- Instruction:
Copy verbatim the material from its first line to the line that holds "import plotly.graph_objects as go", including that line.

Dataset entries
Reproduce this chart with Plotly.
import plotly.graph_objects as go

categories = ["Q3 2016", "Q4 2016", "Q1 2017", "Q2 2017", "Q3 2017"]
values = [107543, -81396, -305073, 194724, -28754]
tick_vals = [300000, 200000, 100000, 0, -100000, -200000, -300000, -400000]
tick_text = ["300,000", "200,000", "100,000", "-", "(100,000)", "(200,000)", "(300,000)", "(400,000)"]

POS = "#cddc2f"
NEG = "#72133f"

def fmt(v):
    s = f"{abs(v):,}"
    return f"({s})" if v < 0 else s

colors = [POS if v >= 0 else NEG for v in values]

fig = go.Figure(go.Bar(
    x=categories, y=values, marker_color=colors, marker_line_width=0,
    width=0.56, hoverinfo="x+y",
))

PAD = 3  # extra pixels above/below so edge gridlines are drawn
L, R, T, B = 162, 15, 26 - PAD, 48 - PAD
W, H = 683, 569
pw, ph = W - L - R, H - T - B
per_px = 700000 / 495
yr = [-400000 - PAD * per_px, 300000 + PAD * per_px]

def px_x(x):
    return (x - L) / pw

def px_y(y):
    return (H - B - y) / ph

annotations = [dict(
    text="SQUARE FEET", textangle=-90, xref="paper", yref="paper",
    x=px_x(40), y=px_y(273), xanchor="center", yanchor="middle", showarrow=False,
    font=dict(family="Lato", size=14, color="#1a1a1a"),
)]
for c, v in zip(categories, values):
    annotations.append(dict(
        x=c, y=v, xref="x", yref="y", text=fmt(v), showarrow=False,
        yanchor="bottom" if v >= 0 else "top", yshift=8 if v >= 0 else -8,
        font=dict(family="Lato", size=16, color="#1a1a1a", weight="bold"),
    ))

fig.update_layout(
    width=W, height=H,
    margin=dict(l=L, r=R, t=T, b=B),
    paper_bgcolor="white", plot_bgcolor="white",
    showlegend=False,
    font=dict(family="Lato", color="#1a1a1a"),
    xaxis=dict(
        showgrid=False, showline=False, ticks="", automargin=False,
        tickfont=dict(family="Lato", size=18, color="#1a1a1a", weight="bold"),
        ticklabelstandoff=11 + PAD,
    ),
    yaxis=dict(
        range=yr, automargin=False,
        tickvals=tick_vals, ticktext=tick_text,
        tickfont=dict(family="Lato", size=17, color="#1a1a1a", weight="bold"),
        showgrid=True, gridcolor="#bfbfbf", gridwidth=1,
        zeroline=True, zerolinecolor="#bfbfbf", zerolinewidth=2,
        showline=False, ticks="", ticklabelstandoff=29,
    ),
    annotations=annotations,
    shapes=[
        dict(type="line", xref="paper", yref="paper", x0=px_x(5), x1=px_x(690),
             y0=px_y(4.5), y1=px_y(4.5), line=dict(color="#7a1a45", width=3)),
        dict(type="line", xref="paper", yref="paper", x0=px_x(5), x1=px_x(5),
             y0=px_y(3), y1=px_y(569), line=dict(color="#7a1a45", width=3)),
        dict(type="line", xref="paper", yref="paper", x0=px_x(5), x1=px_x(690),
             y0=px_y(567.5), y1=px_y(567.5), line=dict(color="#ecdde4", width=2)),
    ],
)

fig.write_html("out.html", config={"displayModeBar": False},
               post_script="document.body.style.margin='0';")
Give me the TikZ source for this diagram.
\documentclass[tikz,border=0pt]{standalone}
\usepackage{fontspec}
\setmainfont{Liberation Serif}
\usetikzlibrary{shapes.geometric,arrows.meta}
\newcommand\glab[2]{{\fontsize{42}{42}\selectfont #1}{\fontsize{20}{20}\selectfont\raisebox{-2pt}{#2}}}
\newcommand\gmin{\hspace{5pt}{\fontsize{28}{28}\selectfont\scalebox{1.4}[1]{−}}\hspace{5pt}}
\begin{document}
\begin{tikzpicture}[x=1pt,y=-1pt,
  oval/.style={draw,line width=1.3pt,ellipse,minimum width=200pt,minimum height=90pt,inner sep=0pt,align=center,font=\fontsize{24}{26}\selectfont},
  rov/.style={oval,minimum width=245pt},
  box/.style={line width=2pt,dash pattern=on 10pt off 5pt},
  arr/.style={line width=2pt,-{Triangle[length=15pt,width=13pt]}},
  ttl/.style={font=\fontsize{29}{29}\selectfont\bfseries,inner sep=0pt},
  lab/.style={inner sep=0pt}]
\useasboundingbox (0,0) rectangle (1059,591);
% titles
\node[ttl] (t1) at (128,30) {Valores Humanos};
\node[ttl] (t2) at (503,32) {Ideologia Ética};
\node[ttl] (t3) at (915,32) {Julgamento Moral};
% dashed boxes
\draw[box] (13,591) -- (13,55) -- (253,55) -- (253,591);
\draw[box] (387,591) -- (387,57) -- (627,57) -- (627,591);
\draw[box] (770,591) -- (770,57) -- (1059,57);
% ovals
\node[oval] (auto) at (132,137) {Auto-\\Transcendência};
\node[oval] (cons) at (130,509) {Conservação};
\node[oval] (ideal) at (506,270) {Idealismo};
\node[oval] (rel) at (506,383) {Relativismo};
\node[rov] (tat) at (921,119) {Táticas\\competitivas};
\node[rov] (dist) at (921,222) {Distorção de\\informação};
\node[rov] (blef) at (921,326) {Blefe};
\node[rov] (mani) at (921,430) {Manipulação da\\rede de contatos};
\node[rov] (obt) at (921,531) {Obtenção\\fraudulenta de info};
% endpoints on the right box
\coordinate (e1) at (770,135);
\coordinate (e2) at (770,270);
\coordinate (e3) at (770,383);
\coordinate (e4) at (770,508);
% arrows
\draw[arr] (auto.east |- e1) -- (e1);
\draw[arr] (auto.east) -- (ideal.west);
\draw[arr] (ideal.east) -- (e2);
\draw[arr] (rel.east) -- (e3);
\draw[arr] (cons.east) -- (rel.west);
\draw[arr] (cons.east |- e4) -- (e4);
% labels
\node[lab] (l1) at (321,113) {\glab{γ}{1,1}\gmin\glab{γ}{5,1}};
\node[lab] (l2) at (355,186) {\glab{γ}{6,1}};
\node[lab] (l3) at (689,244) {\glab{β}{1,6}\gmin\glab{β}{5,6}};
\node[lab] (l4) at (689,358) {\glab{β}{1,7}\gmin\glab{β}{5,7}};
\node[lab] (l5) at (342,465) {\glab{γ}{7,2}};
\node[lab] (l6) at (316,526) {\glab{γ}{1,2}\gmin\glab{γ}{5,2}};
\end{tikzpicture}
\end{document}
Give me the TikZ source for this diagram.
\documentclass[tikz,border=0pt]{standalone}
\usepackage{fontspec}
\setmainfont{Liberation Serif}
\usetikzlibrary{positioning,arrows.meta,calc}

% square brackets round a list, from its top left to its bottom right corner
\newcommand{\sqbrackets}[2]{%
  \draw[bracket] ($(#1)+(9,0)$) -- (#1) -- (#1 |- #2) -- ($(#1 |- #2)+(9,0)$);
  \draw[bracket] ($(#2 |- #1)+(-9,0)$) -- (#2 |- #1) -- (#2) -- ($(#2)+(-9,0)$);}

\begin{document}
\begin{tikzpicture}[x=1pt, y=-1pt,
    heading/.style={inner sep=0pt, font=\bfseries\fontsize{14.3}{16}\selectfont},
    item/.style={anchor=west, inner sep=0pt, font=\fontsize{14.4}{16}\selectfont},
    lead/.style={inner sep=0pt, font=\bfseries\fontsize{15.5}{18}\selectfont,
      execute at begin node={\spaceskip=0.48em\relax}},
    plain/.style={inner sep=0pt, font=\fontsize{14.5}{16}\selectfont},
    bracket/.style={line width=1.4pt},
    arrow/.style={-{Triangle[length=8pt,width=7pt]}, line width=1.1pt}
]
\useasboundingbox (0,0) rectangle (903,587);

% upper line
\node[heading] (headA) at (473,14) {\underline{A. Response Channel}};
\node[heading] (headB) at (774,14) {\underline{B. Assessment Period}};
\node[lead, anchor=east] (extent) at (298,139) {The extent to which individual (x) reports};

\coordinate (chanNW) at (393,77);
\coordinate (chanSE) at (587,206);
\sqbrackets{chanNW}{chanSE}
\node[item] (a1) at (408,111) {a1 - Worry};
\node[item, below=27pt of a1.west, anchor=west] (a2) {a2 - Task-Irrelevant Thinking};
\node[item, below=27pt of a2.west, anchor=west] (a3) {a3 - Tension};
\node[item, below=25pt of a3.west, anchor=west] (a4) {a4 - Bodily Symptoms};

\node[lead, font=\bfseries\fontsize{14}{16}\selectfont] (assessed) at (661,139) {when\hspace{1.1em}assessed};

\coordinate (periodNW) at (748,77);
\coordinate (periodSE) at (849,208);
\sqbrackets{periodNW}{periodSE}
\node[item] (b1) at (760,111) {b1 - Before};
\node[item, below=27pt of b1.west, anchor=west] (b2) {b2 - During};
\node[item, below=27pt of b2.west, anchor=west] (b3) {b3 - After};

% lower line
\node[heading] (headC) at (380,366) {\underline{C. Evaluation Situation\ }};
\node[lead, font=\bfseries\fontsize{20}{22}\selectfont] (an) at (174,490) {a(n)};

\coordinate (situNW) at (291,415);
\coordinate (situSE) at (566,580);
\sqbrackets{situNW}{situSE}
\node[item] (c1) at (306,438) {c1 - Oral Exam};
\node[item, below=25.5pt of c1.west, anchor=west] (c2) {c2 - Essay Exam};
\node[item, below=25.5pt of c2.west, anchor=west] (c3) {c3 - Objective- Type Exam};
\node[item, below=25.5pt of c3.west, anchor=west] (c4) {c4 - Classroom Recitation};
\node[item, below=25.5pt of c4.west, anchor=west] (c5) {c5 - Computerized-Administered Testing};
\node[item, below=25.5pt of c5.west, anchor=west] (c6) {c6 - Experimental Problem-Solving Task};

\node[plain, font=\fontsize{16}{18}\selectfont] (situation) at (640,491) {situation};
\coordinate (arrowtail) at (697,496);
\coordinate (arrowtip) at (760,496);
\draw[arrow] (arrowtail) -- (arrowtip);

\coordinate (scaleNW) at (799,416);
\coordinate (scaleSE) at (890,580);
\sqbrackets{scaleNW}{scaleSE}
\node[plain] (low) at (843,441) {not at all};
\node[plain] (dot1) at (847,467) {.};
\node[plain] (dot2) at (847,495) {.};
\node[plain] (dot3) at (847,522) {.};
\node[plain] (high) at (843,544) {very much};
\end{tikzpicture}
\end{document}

- Correct result:
Reproduce this chart with Plotly.
import plotly.graph_objects as go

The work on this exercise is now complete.